Economy, Domestic Economy

Airline Buys Boeing 757

Airline Buys Boeing 757Airline Buys Boeing 757

For more than 35 years, western sanctions against Iran's aviation industry have forbidden the world's major aviation manufacturing companies to do business with Iran. However now, commercial aircraft seem to be finding their way into the country's dilapidated air fleet.

An American Boeing 757 commercial aircraft purchased from Tajikistan by Taban Air Company will be joining the Iranian civil air fleet within the next few days, Eghtesad news quoted managing director of the company, Reza Abdollahpour, as saying.

This is the second time such a plane is entering the country. Another Boeing 757 was purchased in the closing days of the past Iranian calendar year (ended March 20) and entered service the following day after Iran Civil Aviation Organization (ICAO) issued the required flight permits.

Earlier this month, head of ICAO, Alireza Jahangiri, said: “Aircraft manufacturers are earnestly working to forge interaction with Iran and not fall behind in the race once the situations are lifted.” He was referring to the anticipated thaw in Iran-West relations after recent nuclear talks held between Iran and P5+1 (the five permanent members of the UN Security Council plus Germany) lead to a framework agreement on April 2.

The official added that, Iranian airlines are currently operating with a fleet of about 140 aircrafts, which is much lower than average international norms based on international indexes of population and area.

“Over the past months, several aircraft manufactures have repeatedly travelled to Iran and held negotiations with the airlines and ICAO to assess the domestic market,” he noted. Also, according to Reuters, over the past months the world's biggest aircraft manufacturer, Boeing, along with engine maker, General Electric Company (GE), have entered business with Iran.

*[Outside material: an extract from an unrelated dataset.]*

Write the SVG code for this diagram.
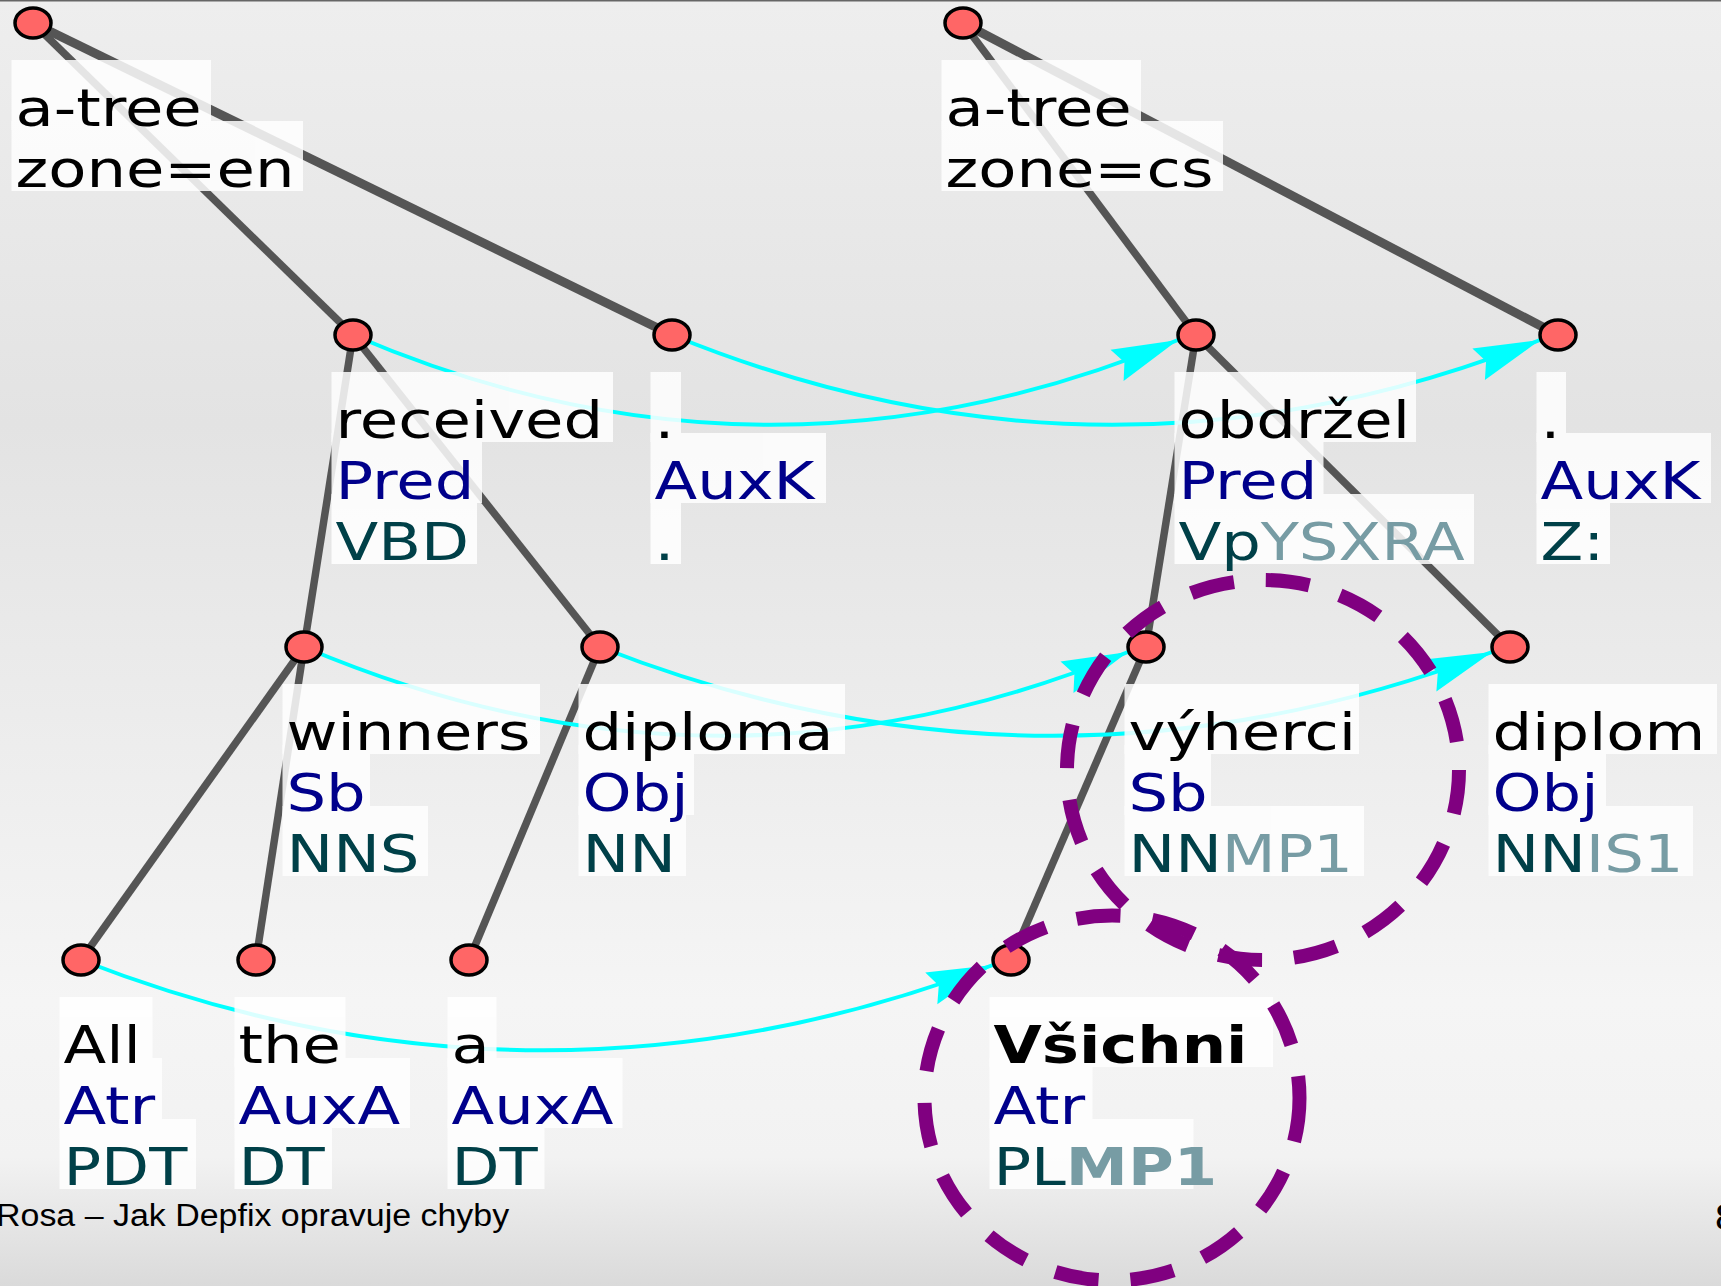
<svg xmlns="http://www.w3.org/2000/svg" width="1721" height="1286" viewBox="0 0 1721 1286">
<defs>
<linearGradient id="bg" x1="0" y1="0" x2="0" y2="1">
<stop offset="0" stop-color="#eeeeee"/>
<stop offset="0.33" stop-color="#e3e3e3"/>
<stop offset="0.78" stop-color="#f5f5f5"/>
<stop offset="0.9" stop-color="#f2f2f2"/>
<stop offset="1" stop-color="#dadada"/>
</linearGradient>
<marker id="arr" markerUnits="userSpaceOnUse" markerWidth="70" markerHeight="36" refX="66" refY="17" orient="auto" overflow="visible">
<path d="M0,0 L66,17 L0,34 L8,17 Z" fill="#00ffff"/>
</marker>
<style>
.edge{stroke:#555555;stroke-width:7.5;fill:none}
.wide{stroke-width:9}
.align{stroke:#00ffff;stroke-width:4;fill:none;marker-end:url(#arr)}
.boxes{opacity:0.85}
.boxes rect{fill:#ffffff}
.nd{fill:#ff6666;stroke:#000000;stroke-width:3.5}
text{font-family:"DejaVu Sans",sans-serif;font-size:52px}
.f{fill:#000000}
.a{fill:#00008b}
.t{fill:#004048}
.g{fill:#779ca4}
.b{font-weight:bold}
.ring{fill:none;stroke:#800080;stroke-width:14;stroke-dasharray:44 32}
.foot1{font-family:"Liberation Sans",Arial,sans-serif;font-size:31px;fill:#000000}
.foot2{font-family:"Liberation Sans",Arial,sans-serif;font-size:37px;fill:#000000}
</style>
</defs>
<rect x="0" y="0" width="1721" height="1286" fill="url(#bg)"/>
<rect x="0" y="0" width="1721" height="1.5" fill="#666666"/>

<g id="connectors">
<line class="edge" x1="33" y1="23" x2="353" y2="335"/>
<line class="edge wide" x1="33" y1="23" x2="672" y2="335"/>
<line class="edge" x1="353" y1="335" x2="304" y2="647"/>
<line class="edge" x1="353" y1="335" x2="600" y2="647"/>
<line class="edge" x1="304" y1="647" x2="81" y2="960"/>
<line class="edge" x1="304" y1="647" x2="256" y2="960"/>
<line class="edge" x1="600" y1="647" x2="469" y2="960"/>
<line class="edge" x1="963" y1="23" x2="1196" y2="335"/>
<line class="edge wide" x1="963" y1="23" x2="1558" y2="335"/>
<line class="edge" x1="1196" y1="335" x2="1146" y2="647"/>
<line class="edge" x1="1196" y1="335" x2="1510" y2="647"/>
<line class="edge" x1="1146" y1="647" x2="1011" y2="960"/>
<path class="align" d="M353,335 Q765,512 1178,340"/>
<path class="align" d="M672,335 Q1106,512 1540,340"/>
<path class="align" d="M304,647 Q716,822 1128,652"/>
<path class="align" d="M600,647 Q1046,822 1492,652"/>
<path class="align" d="M81,960 Q537,1138 993,965"/>
</g>

<g id="n-root-en">
<g class="boxes"><rect x="11.5" y="60" width="199.5" height="70"/><rect x="11.5" y="121" width="291.5" height="70"/></g>
<ellipse class="nd" cx="33" cy="23" rx="18" ry="15"/>
<g transform="scale(1.2 1)"><text class="f" x="12.92" y="126">a-tree</text><text class="f" x="12.92" y="187">zone=en</text></g>
</g>

<g id="n-root-cs">
<g class="boxes"><rect x="941.5" y="60" width="199.5" height="70"/><rect x="941.5" y="121" width="281.5" height="70"/></g>
<ellipse class="nd" cx="963" cy="23" rx="18" ry="15"/>
<g transform="scale(1.2 1)"><text class="f" x="787.92" y="126">a-tree</text><text class="f" x="787.92" y="187">zone=cs</text></g>
</g>

<g id="n-received">
<g class="boxes"><rect x="331.5" y="372" width="281.5" height="70"/><rect x="331.5" y="433" width="150.5" height="70"/><rect x="331.5" y="494" width="145.5" height="70"/></g>
<ellipse class="nd" cx="353" cy="335" rx="18" ry="15"/>
<g transform="scale(1.2 1)"><text class="f" x="279.58" y="438">received</text><text class="a" x="279.58" y="499">Pred</text><text class="t" x="279.58" y="560">VBD</text></g>
</g>

<g id="n-period-en">
<g class="boxes"><rect x="650.5" y="372" width="30.5" height="70"/><rect x="650.5" y="433" width="175.5" height="70"/><rect x="650.5" y="494" width="30.5" height="70"/></g>
<ellipse class="nd" cx="672" cy="335" rx="18" ry="15"/>
<g transform="scale(1.2 1)"><text class="f" x="545.42" y="438">.</text><text class="a" x="545.42" y="499">AuxK</text><text class="t" x="545.42" y="560">.</text></g>
</g>

<g id="n-obdrzel">
<g class="boxes"><rect x="1174.5" y="372" width="241.5" height="70"/><rect x="1174.5" y="433" width="149" height="70"/><rect x="1174.5" y="494" width="299.5" height="70"/></g>
<ellipse class="nd" cx="1196" cy="335" rx="18" ry="15"/>
<g transform="scale(1.2 1)"><text class="f" x="982.08" y="438">obdržel</text><text class="a" x="982.08" y="499">Pred</text><text class="t" x="982.08" y="560">Vp<tspan class="g">YSXRA</tspan></text></g>
</g>

<g id="n-period-cs">
<g class="boxes"><rect x="1536.5" y="372" width="29.5" height="70"/><rect x="1536.5" y="433" width="174.5" height="70"/><rect x="1536.5" y="494" width="73.5" height="70"/></g>
<ellipse class="nd" cx="1558" cy="335" rx="18" ry="15"/>
<g transform="scale(1.2 1)"><text class="f" x="1283.75" y="438">.</text><text class="a" x="1283.75" y="499">AuxK</text><text class="t" x="1283.75" y="560">Z:</text></g>
</g>

<g id="n-winners">
<g class="boxes"><rect x="282.5" y="684" width="257.5" height="70"/><rect x="282.5" y="745" width="87.5" height="70"/><rect x="282.5" y="806" width="145.5" height="70"/></g>
<ellipse class="nd" cx="304" cy="647" rx="18" ry="15"/>
<g transform="scale(1.2 1)"><text class="f" x="238.75" y="750">winners</text><text class="a" x="238.75" y="811">Sb</text><text class="t" x="238.75" y="872">NNS</text></g>
</g>

<g id="n-diploma">
<g class="boxes"><rect x="578.5" y="684" width="266.5" height="70"/><rect x="578.5" y="745" width="115.5" height="70"/><rect x="578.5" y="806" width="107.5" height="70"/></g>
<ellipse class="nd" cx="600" cy="647" rx="18" ry="15"/>
<g transform="scale(1.2 1)"><text class="f" x="485.42" y="750">diploma</text><text class="a" x="485.42" y="811">Obj</text><text class="t" x="485.42" y="872">NN</text></g>
</g>

<g id="n-vyherci">
<g class="boxes"><rect x="1124.5" y="684" width="234.5" height="70"/><rect x="1124.5" y="745" width="86.5" height="70"/><rect x="1124.5" y="806" width="239.5" height="70"/></g>
<ellipse class="nd" cx="1146" cy="647" rx="18" ry="15"/>
<g transform="scale(1.2 1)"><text class="f" x="940.42" y="750">výherci</text><text class="a" x="940.42" y="811">Sb</text><text class="t" x="940.42" y="872">NN<tspan class="g">MP1</tspan></text></g>
</g>

<g id="n-diplom">
<g class="boxes"><rect x="1488.5" y="684" width="228.5" height="70"/><rect x="1488.5" y="745" width="117.5" height="70"/><rect x="1488.5" y="806" width="204.5" height="70"/></g>
<ellipse class="nd" cx="1510" cy="647" rx="18" ry="15"/>
<g transform="scale(1.2 1)"><text class="f" x="1243.75" y="750">diplom</text><text class="a" x="1243.75" y="811">Obj</text><text class="t" x="1243.75" y="872">NN<tspan class="g">IS1</tspan></text></g>
</g>

<g id="n-all">
<g class="boxes"><rect x="59.5" y="997" width="93" height="70"/><rect x="59.5" y="1058" width="102.5" height="70"/><rect x="59.5" y="1119" width="136.5" height="70"/></g>
<ellipse class="nd" cx="81" cy="960" rx="18" ry="15"/>
<g transform="scale(1.2 1)"><text class="f" x="52.92" y="1063">All</text><text class="a" x="52.92" y="1124">Atr</text><text class="t" x="52.92" y="1185">PDT</text></g>
</g>

<g id="n-the">
<g class="boxes"><rect x="234.5" y="997" width="111" height="70"/><rect x="234.5" y="1058" width="175.5" height="70"/><rect x="234.5" y="1119" width="97.5" height="70"/></g>
<ellipse class="nd" cx="256" cy="960" rx="18" ry="15"/>
<g transform="scale(1.2 1)"><text class="f" x="198.75" y="1063">the</text><text class="a" x="198.75" y="1124">AuxA</text><text class="t" x="198.75" y="1185">DT</text></g>
</g>

<g id="n-a">
<g class="boxes"><rect x="447.5" y="997" width="49" height="70"/><rect x="447.5" y="1058" width="175" height="70"/><rect x="447.5" y="1119" width="97" height="70"/></g>
<ellipse class="nd" cx="469" cy="960" rx="18" ry="15"/>
<g transform="scale(1.2 1)"><text class="f" x="376.25" y="1063">a</text><text class="a" x="376.25" y="1124">AuxA</text><text class="t" x="376.25" y="1185">DT</text></g>
</g>

<g id="n-vsichni">
<g class="boxes"><rect x="989.5" y="997" width="283.5" height="70"/><rect x="989.5" y="1058" width="103" height="70"/><rect x="989.5" y="1119" width="204" height="70"/></g>
<ellipse class="nd" cx="1011" cy="960" rx="18" ry="15"/>
<g transform="scale(1.2 1)"><text class="f b" x="827.92" y="1063">Všichni</text><text class="a" x="827.92" y="1124">Atr</text><text class="t" x="827.92" y="1185">PL<tspan class="g b">MP1</tspan></text></g>
</g>

<g id="highlights">
<ellipse class="ring" cx="1263" cy="770" rx="196" ry="190"/>
<ellipse class="ring" cx="1112" cy="1098" rx="187.5" ry="182.5"/>
</g>

<g id="footer" transform="scale(1.095 1)">
<text class="foot1" x="-3.65" y="1226">Rosa – Jak Depfix opravuje chyby</text>
<text class="foot2" x="1566.2" y="1230">8</text>
</g>
</svg>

Following the implementation of the Geneva interim agreement on Iran's nuclear energy program as of January 20, 2014, world powers were bound to license the supply and installation of spare parts for safety of flight for Iranian civil aviation and associated services.

Eventually, United States Department of Treasury (DoT) allowed GE and Boeing to start selling spare parts to Iran.

According to Spokesperson of GE, Rick Kennedy, DoT gave them permission to overhaul 18 airplane engines sold to Iran in the late 1970s. He added that the license covered only the components needed to ensure continued safe flight operations of older Boeing planes sold to Iran before the Islamic Revolution. The permit, however, did not allow any discussions of new aircraft sales to Iran.

Boeing later confirmed it had sold aircraft-related goods to Iran Air Company in the third quarter of 2014. Aircraft manuals, drawings, navigation charts, and data were purchased by Iran Air to help improve the safety of Iran's civil aviation industry and generated $120,000 in gross revenues for Boeing.

The deal did not include spare parts for aircrafts, which was thought to be likely since Iran Air's fleet of planes included vintage Boeing and Airbus jetliners delivered as long ago as 1978.

Boeing said it might sell parts in the future but refused to comment further; nonetheless, head of Iran's Zagros Airlines, Abdol-Reza Mousavi later confirmed they have purchased a variety of spare parts and navigation systems directly from Boeing, ILNA reported.

According to Iranian officials, the country needs some 300 commercial aircrafts to renovate its civil air fleet.